Les Chauderonniers jettent de tems en tems de la résine blanche ou du suif sur l’étamage en bain, pour la même raison que ceux qui travaillent au fer-blanc. La résine se convertit en charbon ou noir de fumée.

Les Ferblantiers passent de tems en tems de la résine ou de la colophone sur leur soudure, ou l’y jettent en poudre pour empêcher aussi la calcination.

Les Chauderonniers fondent leur soudure, qui est composée de zinc & de cuivre, dans une poesle de fer à-travers les charbons embrasés, pour empêcher la calcination, ou réduire les molécules metalliques que le feu auroit pû mettre en cet état.

On ajoûte après la fonte de l’alliage qui doit faire le tombac, le similor, &c. un morceau de suif, &c. pour réparer la perte du phlogistique.

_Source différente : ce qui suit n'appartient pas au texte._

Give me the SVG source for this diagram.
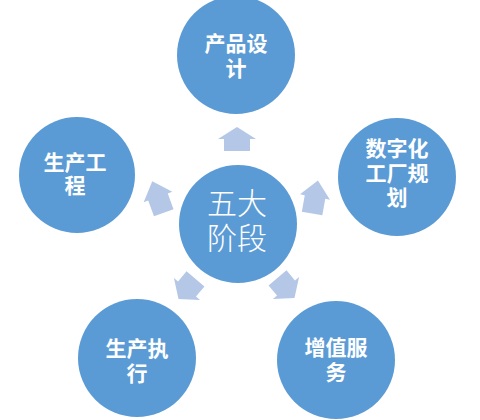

La mine de plomb ordinaire se fond à-travers les charbons ardens, pour reprendre le phlogistique qu’elle a pû perdre par la calcination, & avoir un réductif continuel qui l’empêche d’en perdre davantage, ou qui lui restitue celui qu’elle peut perdre même dans la fonte. Si on y ajoûte de l’écaille de fer, c’est pour absorber le soufre qu’elle a pû retenir. Voy Fonte en grand.

On empâte avec de la poix la mine d’étain, qu’on réduit entre deux charbons joints par des surfaces plates & bien polies, dans l’inférieur desquels il y a deux fossetes communiquant par une petite rigole, dont la premiere sert de creuset, & la seconde de cone de fer.